だから、この日本に私小説作家という職業が存在すること(存在したこと?)自体、私にとっては驚異である。謎である。私小説なんて、聞いただけでゾッとする。何だか、ちょっと手のこんだ身の上話じゃないか。自分の身の上のことで私は十分に苦労している。このうえ、ひとの身の上話につきあうのはまっぴら。現実(=私生活)のことは現実の中で現実的に処理してほしい。現実処理能力のなさを文学で埋め合わせようという、その心根が、ああ、いやしい。
というわけで、いわゆる私小説的な作品は頭から拒絶して来た。
しかし、今回、近松秋江『黒髪』を、「ポストモダンにはあきた」という某編集者にすすめられて読んで、少し考えが変わった。ハッキリ言って、面白かったのだ。何だかわからないヘンな力に引っ張られてぐんぐん読み進んでしまったのだ。意外だった。
『黒髪』が書かれたのは大正十一年というから関東大震災の直前のことである。主人公の男は東京に仕事を持っているのだが、京都の遊女に夢中になり、執拗に追いかけ回す。その追跡ぶりを「黒髪」「狂乱」「霜凍る宵」の三編にくどくどくどくど書き連ねている。
この男が遊女とその老獪(ろうかい)な母親に手玉にとられ、金品を巻きあげられているのだということは、どんな純朴な読者だって数ページ読んだだけでわかるのだが、主人公の男だけはいつまでたっても気がつかない。じれったいやら、おかしいやら。

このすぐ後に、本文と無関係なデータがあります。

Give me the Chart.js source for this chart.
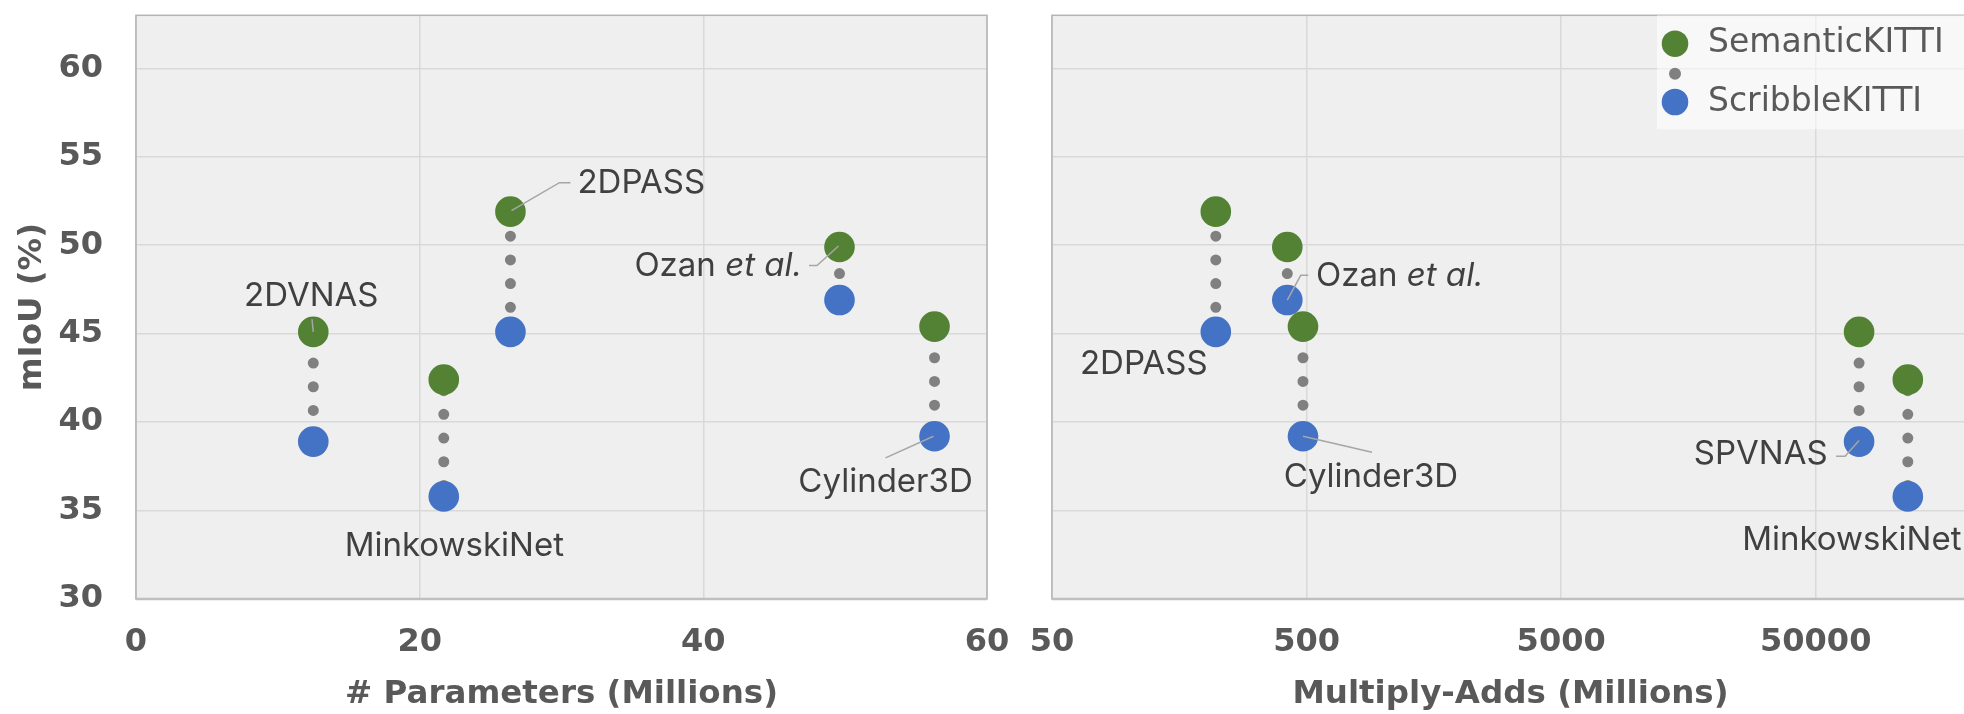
<!DOCTYPE html>
<html>
<head>
<meta charset="utf-8">
<script src="https://cdn.jsdelivr.net/npm/chart.js@4.4.1/dist/chart.umd.min.js"></script>
<style>
  html, body { margin: 0; padding: 0; background: #fff; overflow: hidden; }
  #paramsChart { position: absolute; left: 0; top: 0; }
  #macsChart { position: absolute; left: 1010px; top: 0; }
</style>
</head>
<body>
<canvas id="paramsChart" width="1010" height="714"></canvas>
<canvas id="macsChart" width="980" height="714"></canvas>
<script>
// values
const models = ['SPVNAS', 'MinkowskiNet', '2DPASS', 'Ozan et al.', 'Cylinder3D'];
const paramNames = ['2DVNAS', 'MinkowskiNet', '2DPASS', 'Ozan et al.', 'Cylinder3D'];
const params = [12.5, 21.7, 26.4, 49.6, 56.3];          // millions
const macs = [74000, 115000, 220, 420, 484];             // millions
const semanticMiou = [45.1, 42.4, 51.9, 49.9, 45.4];
const scribbleMiou = [38.9, 35.8, 45.1, 46.9, 39.2];
const paramTicks = [0, 20, 40, 60];
const macTicks = [50, 500, 5000, 50000];
const miouTicks = [30, 35, 40, 45, 50, 55, 60];

const GREEN = '#548235';
const BLUE = '#4472c4';
const DOT = '#808080';
const GREY_TEXT = '#595959';
const NOTE_TEXT = '#404040';
const GRID = '#d9d9d9';
const DOT_STEP = 23.7;

const tickFont = { family: 'DejaVu Sans', size: 32, weight: 'bold' };
const titleFont = { family: 'DejaVu Sans', size: 32.5, weight: 'bold' };

// spread the dots evenly between the two markers
function centreDots(ctx) {
  const y = ctx.chart.scales.y;
  const d = ctx.dataset.data;
  const span = Math.abs(y.getPixelForValue(d[1].y) - y.getPixelForValue(d[0].y));
  return -(span % DOT_STEP) / 2;
}

function buildDatasets(xs) {
  const sets = [
    { label: 'SemanticKITTI', data: xs.map((x, i) => ({ x: x, y: semanticMiou[i] })),
      backgroundColor: GREEN, pointRadius: 15.3, pointHoverRadius: 15.3, pointBorderWidth: 0, order: 0 },
    { label: 'ScribbleKITTI', data: xs.map((x, i) => ({ x: x, y: scribbleMiou[i] })),
      backgroundColor: BLUE, pointRadius: 15.3, pointHoverRadius: 15.3, pointBorderWidth: 0, order: 0 }
  ];
  xs.forEach((x, i) => {
    sets.push({
      label: models[i],
      data: [{ x: x, y: semanticMiou[i] }, { x: x, y: scribbleMiou[i] }],
      showLine: true,
      pointRadius: 0,
      borderColor: DOT,
      borderWidth: 11,
      borderCapStyle: 'round',
      borderDash: [0, DOT_STEP],
      borderDashOffset: centreDots,
      order: 1
    });
  });
  return sets;
}

const plotFrame = {
  id: 'plotFrame',
  beforeDraw(chart) {
    const { ctx, chartArea: a } = chart;
    ctx.save();
    ctx.fillStyle = '#efefef';
    ctx.fillRect(a.left, a.top, a.width, a.height);
    ctx.restore();
  },
  beforeDatasetsDraw(chart) {
    const { ctx, chartArea: a } = chart;
    ctx.save();
    ctx.strokeStyle = '#b4b4b4';
    ctx.lineWidth = 1.5;
    ctx.strokeRect(a.left, a.top, a.width, a.height);
    ctx.strokeStyle = '#bfbfbf';
    ctx.lineWidth = 2.5;
    ctx.beginPath();
    ctx.moveTo(a.left, a.bottom);
    ctx.lineTo(a.right, a.bottom);
    ctx.stroke();
    ctx.restore();
  }
};

function drawNoteText(ctx, text, x, y, align) {
  const parts = text.endsWith(' et al.') ? [[text.slice(0, -6), ''], ['et al.', 'italic ']] : [[text, '']];
  const size = 33;
  let total = 0;
  parts.forEach(p => { ctx.font = p[1] + size + 'px Inter'; total += ctx.measureText(p[0]).width; });
  let cx = align === 'left' ? x : align === 'right' ? x - total : x - total / 2;
  ctx.textAlign = 'left';
  ctx.textBaseline = 'middle';
  parts.forEach(p => {
    ctx.font = p[1] + size + 'px Inter';
    ctx.fillText(p[0], cx, y);
    cx += ctx.measureText(p[0]).width;
  });
}

const pointNotes = {
  id: 'pointNotes',
  afterDatasetsDraw(chart, args, opts) {
    const ctx = chart.ctx;
    ctx.save();
    opts.notes.forEach(n => {
      const pt = chart.getDatasetMeta(n.s).data[n.i];
      if (n.lead) {
        ctx.strokeStyle = '#a6a6a6';
        ctx.lineWidth = 1.5;
        ctx.beginPath();
        n.lead.forEach((p, k) => k ? ctx.lineTo(pt.x + p[0], pt.y + p[1]) : ctx.moveTo(pt.x + p[0], pt.y + p[1]));
        ctx.stroke();
      }
      ctx.fillStyle = NOTE_TEXT;
      drawNoteText(ctx, opts.names[n.i], pt.x + n.dx, pt.y + n.dy, n.align);
    });
    ctx.restore();
  }
};

const seriesKey = {
  id: 'seriesKey',
  afterDraw(chart) {
    const { ctx, chartArea: a } = chart;
    const bx = a.left + 605;
    const mx = a.left + 623;
    const tx = a.left + 656;
    ctx.save();
    ctx.fillStyle = 'rgba(255,255,255,0.55)';
    ctx.fillRect(bx, a.top, a.right - bx, 114);
    const rows = [
      [GREEN, 13.3, 28.4, chart.data.datasets[0].label],
      [DOT, 6, 58.4, null],
      [BLUE, 13.3, 86.7, chart.data.datasets[1].label]
    ];
    rows.forEach(r => {
      ctx.fillStyle = r[0];
      ctx.beginPath();
      ctx.arc(mx, a.top + r[2], r[1], 0, Math.PI * 2);
      ctx.fill();
      if (r[3]) {
        ctx.fillStyle = GREY_TEXT;
        ctx.font = '33px "DejaVu Sans"';
        ctx.textAlign = 'left';
        ctx.textBaseline = 'middle';
        ctx.fillText(r[3], tx, a.top + r[2]);
      }
    });
    ctx.restore();
  }
};

function fixedTicks(values) {
  return scale => { scale.ticks = values.map(v => ({ value: v })); };
}

function yAxis(width, showLabels) {
  return {
    min: 30,
    max: 63,
    afterBuildTicks: fixedTicks(miouTicks),
    afterFit: s => { s.width = width; s.paddingTop = 0; s.paddingBottom = 0; },
    grid: { color: GRID, lineWidth: 1.5, drawTicks: false },
    border: { display: false },
    ticks: { display: showLabels, font: tickFont, color: GREY_TEXT, padding: 33 },
    title: { display: showLabels, text: 'mIoU (%)', font: titleFont, color: GREY_TEXT, padding: { top: 12.7, bottom: 0 } }
  };
}

function xAxis(type, min, max, ticks, title) {
  return {
    type: type,
    min: min,
    max: max,
    afterBuildTicks: fixedTicks(ticks),
    afterFit: s => { s.height = 115; s.paddingLeft = 0; s.paddingRight = 0; },
    grid: { color: GRID, lineWidth: 1.5, drawTicks: false },
    border: { display: false },
    ticks: { font: tickFont, color: GREY_TEXT, padding: 24, maxRotation: 0, autoSkip: false,
             callback: v => String(v) },
    title: { display: true, text: title, font: titleFont, color: GREY_TEXT, padding: 0 }
  };
}

const paramsChart = new Chart(document.getElementById('paramsChart'), {
  type: 'scatter',
  data: { datasets: buildDatasets(params) },
  options: {
    responsive: false,
    animation: false,
    layout: { padding: { top: 12, right: 23, bottom: 0, left: 0 } },
    scales: {
      x: xAxis('linear', 0, 60, paramTicks, '# Parameters (Millions)'),
      y: yAxis(136, true)
    },
    plugins: {
      legend: { display: false },
      tooltip: { enabled: false },
      pointNotes: {
        names: paramNames,
        notes: [
          { i: 0, s: 0, dx: -2, dy: -36, align: 'center', lead: [[-1.3, -12.7], [0, 0]] },
          { i: 1, s: 1, dx: 10.5, dy: 50, align: 'center' },
          { i: 2, s: 0, dx: 67, dy: -29, align: 'left', lead: [[1, -1], [49, -29], [60, -29]] },
          { i: 3, s: 0, dx: -37.5, dy: 19.3, align: 'right', lead: [[-30.5, 18.6], [-22.5, 18.6], [-1, -1]] },
          { i: 4, s: 1, dx: -49, dy: 46, align: 'center', lead: [[-49, 21.6], [-1, 0]] }
        ]
      }
    }
  },
  plugins: [plotFrame, pointNotes]
});

const macsChart = new Chart(document.getElementById('macsChart'), {
  type: 'scatter',
  data: { datasets: buildDatasets(macs) },
  options: {
    responsive: false,
    animation: false,
    layout: { padding: { top: 12, right: 21, bottom: 0, left: 0 } },
    scales: {
      x: xAxis('logarithmic', 50, 200000, macTicks, 'Multiply-Adds (Millions)'),
      y: yAxis(42, false)
    },
    plugins: {
      legend: { display: false },
      tooltip: { enabled: false },
      pointNotes: {
        names: models,
        notes: [
          { i: 0, s: 1, dx: -31.5, dy: 13, align: 'right', lead: [[-23, 14.7], [-14, 14.7], [0, -1]] },
          { i: 1, s: 1, dx: -56, dy: 43.5, align: 'center' },
          { i: 2, s: 1, dx: -72, dy: 32.6, align: 'center' },
          { i: 3, s: 1, dx: 28.7, dy: -23.7, align: 'left', lead: [[0, 0], [13.4, -24.7], [21, -24.7]] },
          { i: 4, s: 1, dx: 68, dy: 41, align: 'center', lead: [[0, 0], [69, 16]] }
        ]
      }
    }
  },
  plugins: [plotFrame, pointNotes, seriesKey]
});
</script>
</body>
</html>
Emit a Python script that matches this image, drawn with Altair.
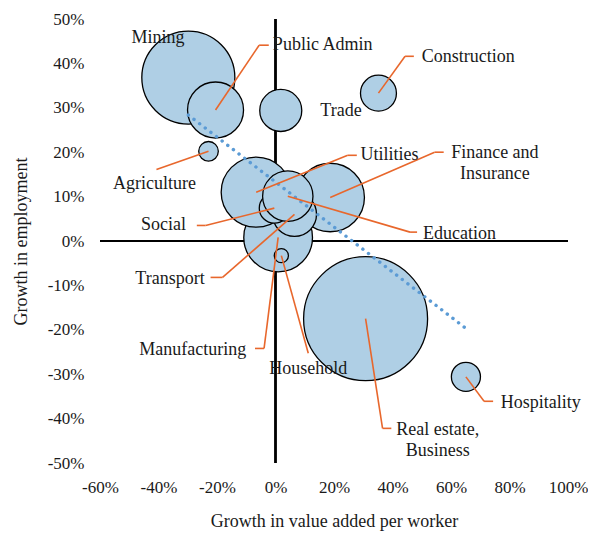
import altair as alt
import pandas as pd

# ---- data ----
sectors = ["Real estate, Business", "Mining", "Manufacturing", "Finance and Insurance",
           "Utilities", "Transport", "Social", "Education", "Public Admin", "Trade",
           "Construction", "Agriculture", "Hospitality", "Household"]
va_growth = [30.8, -29.8, 0.9, 18.7, -6.6, 6.5, -0.4, 4.2, -20.5, 1.8, 35.2, -22.9, 65.1, 2.0]
emp_growth = [-17.5, 36.8, 0.8, 9.8, 11.0, 6.0, 7.4, 10.1, 29.5, 29.4, 33.3, 20.2, -30.6, -3.3]
bubble_size = [100, 56.3, 30.7, 30.5, 31.9, 12.6, 5.9, 16.5, 20.4, 11.5, 8.4, 2.5, 5.5, 1.3]

# label text and annotation anchors (data units)
label_text = ["Real estate,\nBusiness", "Mining", "Manufacturing", "Finance and\nInsurance",
              "Utilities", "Transport", "Social", "Education", "Public Admin", "Trade",
              "Construction", "Agriculture", "Hospitality", "Household"]
label_x = [55.5, -40.2, -10.0, 75.0, 29.1, -24.2, -30.6, 50.4, -0.9, 22.4, 50.0, -41.4, 77.0, 11.2]
label_y = [-42.6, 45.7, -24.6, 19.9, 19.3, -8.6, 3.5, 1.5, 44.1, 29.2, 41.4, 12.8, -36.5, -28.9]
# leader line: bubble -> elbow -> end
elbow_x = [36.6, None, -3.9, 54.4, 24.7, -18.1, -23.9, 46.0, -5.6, None, 44.3, -40.7, 71.3, 11.2]
elbow_y = [-42.2, None, -24.2, 20.0, 19.3, -8.2, 3.5, 2.0, 44.1, None, 41.6, 16.1, -36.1, -25.3]
end_x = [39.6, None, -7.0, 57.5, 27.8, -22.2, -26.9, 48.4, -2.3, None, 47.3, -40.7, 74.4, 11.2]
end_y = [-42.2, None, -24.2, 20.0, 19.3, -8.2, 3.5, 2.0, 44.1, None, 41.6, 16.1, -36.1, -25.3]

left_aligned = ["Utilities", "Education", "Public Admin", "Construction", "Hospitality"]
right_aligned = ["Manufacturing", "Transport", "Social"]

x_ticks = [-60, -40, -20, 0, 20, 40, 60, 80, 100]
y_ticks = [-50, -40, -30, -20, -10, 0, 10, 20, 30, 40, 50]

df = pd.DataFrame({
    "sector": sectors, "x": va_growth, "y": emp_growth, "w": bubble_size,
    "label": label_text, "lx": label_x, "ly": label_y,
    "ex": elbow_x, "ey": elbow_y, "tx": end_x, "ty": end_y,
})
df["order"] = range(len(df))
df["align"] = ["left" if s in left_aligned else ("right" if s in right_aligned else "center")
               for s in sectors]

FONT = "Liberation Serif"
FS = 18
ORANGE = "#E8672C"

xscale = alt.Scale(domain=[-60, 100], nice=False, zero=False)
yscale = alt.Scale(domain=[-50, 50], nice=False, zero=False)

xaxis = alt.Axis(values=x_ticks, labelExpr="datum.value + '%'", grid=False, ticks=False,
                 domain=False, labelPadding=16, titlePadding=17, labelFlush=False,
                 title="Growth in value added per worker")
yaxis = alt.Axis(values=y_ticks, labelExpr="datum.value + '%'", grid=False, ticks=False,
                 domain=False, labelPadding=16, titlePadding=17, labelFlush=False,
                 title="Growth in employment")


def X(f):
    return alt.X(f, scale=xscale, axis=xaxis)


def Y(f):
    return alt.Y(f, scale=yscale, axis=yaxis)


base = alt.Chart(df)

zero_v = base.mark_rule(color="black", strokeWidth=1.3).encode(
    x=alt.datum(0, scale=xscale, axis=xaxis, type="quantitative"))
zero_h = base.mark_rule(color="black", strokeWidth=1.3).encode(
    y=alt.datum(0, scale=yscale, axis=yaxis, type="quantitative"))

bubbles = base.mark_circle(opacity=1, fill="#AFCFE5", stroke="black", strokeWidth=1.3).encode(
    x=X("x:Q"), y=Y("y:Q"),
    size=alt.Size("w:Q", scale=alt.Scale(domain=[0, 100], range=[0, 124 * 124]), legend=None),
    order=alt.Order("order:Q"),
)

trend = base.transform_regression("x", "y").mark_line(
    color="#5B9BD5", strokeWidth=3.4, strokeDash=[0.1, 7.0], strokeCap="round").encode(
    x=X("x:Q"), y=Y("y:Q"))

lead1 = base.transform_filter("datum.ex != null").mark_rule(color=ORANGE, strokeWidth=1.6).encode(
    x=X("x:Q"), y=Y("y:Q"), x2="ex:Q", y2="ey:Q")
lead2 = base.transform_filter("datum.ex != null").mark_rule(color=ORANGE, strokeWidth=1.6).encode(
    x=X("ex:Q"), y=Y("ey:Q"), x2="tx:Q", y2="ty:Q")


def text_layer(al):
    return base.transform_filter(f"datum.align == '{al}'").mark_text(
        align=al, baseline="middle", font=FONT, fontSize=FS, color="#1a1a1a",
        lineBreak="\n", lineHeight=21).encode(
        x=X("lx:Q"), y=Y("ly:Q"), text="label:N")


chart = alt.layer(zero_v, zero_h, bubbles, trend, lead1, lead2,
                  text_layer("left"), text_layer("center"), text_layer("right")).properties(
    width=468, height=444,
    autosize=alt.AutoSizeParams(type="none"),
    padding={"left": 92, "top": 11, "right": 20, "bottom": 70},
).configure_axis(
    labelFont=FONT, labelFontSize=17, labelColor="#1a1a1a",
    titleFont=FONT, titleFontSize=FS, titleFontWeight="normal", titleColor="#1a1a1a",
).configure_view(stroke=None)

chart.save("out.html", embed_options={"renderer": "svg", "actions": False})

一番笑ったのは「霜凍る宵」の、男が、ゆくえをくらましていた女の居所をついにつきとめて、忍び込むシーンである。一月から二月にかけての寒い最中に民家の出入口にずうっと張り込んでいるだけでも狂気の沙汰、ほとんど痴漢というものだが、この男は、いっこうにめげない。
入口の左手が一間の櫺子窓(れんじまど)になつてゐて、自由に手の入るだけの荒い出格子の奥に硝子戸が立つてゐて、下の方だけ擦り硝子をはめてある。そこから、手を挿入れて、試みにそつとその硝子戸を押してみると五六寸何の事もなくずうつと開きかけたが、ふつとそれから先戸が動かなくなつたのが、どうやら誰か内側からそれを押へてゐるらしく思はれたので、此度(こんど)は二枚立つてゐる硝子戸の左手の方を反対に右手に引かうとすると、それも亦抑へたらしく開かない……。
ようするに、内がわから女が懸命にガラス戸を押さえて、拒絶しているのだ。思いっきり厭がっているのだ。マンガとしか思えない。
ここまで露骨に拒絶されてもなお、わが主人公は気がつかない。傷つかない。その鈍感さは感動的なほどである。いったいどこまでだまされれば気がすむのか――という妙な興味に引きずられて、ぐんぐん読み進んでしまう。
私はかねがね「昼メロとラジオの人生相談の面白さは、愚かさの力というものだ。誰もが“あの人に較べれば私のほうがものがわかっている ”と思える。そういう形で優越感と批評欲を満足させてくれるのだ。昼メロのヒロインと人生相談の当事者は、じれったいくらい愚かしくなくてはいけないのだ」と思っていたが、この『黒髪』の男は、その構造にぴったりとはまっている。
しかし、『黒髪』があなどれないのは、そういう愚かしい男の姿や周辺人物(とくに遊女の母親)や京の風物や自然などが、なかなか品格のある文章で、正確詳細に描写されているところだ。近松という筆名を使っているくらい江戸時代の軟派文学にかんする教養も憧れも深いらしく、文章も巧いのだが、しかしそれに足をすくわれ安易に自分を美化したりはしていない。自分の愚かしさや醜さをまったくそのまんま投げ出している。態度としてはかんべきにリアルである。
軟派系といえば「洒脱」方向におさまるものなのに、この人にはまったくそういうところがなく、終始かっこ悪いままである(しかし、はたして作者がどこまで自分を「かっこ悪い」と認識していたかは疑問である)。
というわけで、私の最大の疑問は、この人はいったいいかなる情熱にとりつかれて、この小説を書いたのかということである。西欧キリスト教文化圏にありがちな「告白」とか「ざんげ」の衝動とは全然思えないし、女にたいする私怨とも見えないし、自己陶酔の匂いもない。
奇妙な小説。奇妙な作家。ひとくちに私小説と言って無視してしまうと、こんな“ひろいもの”を見逃してしまう。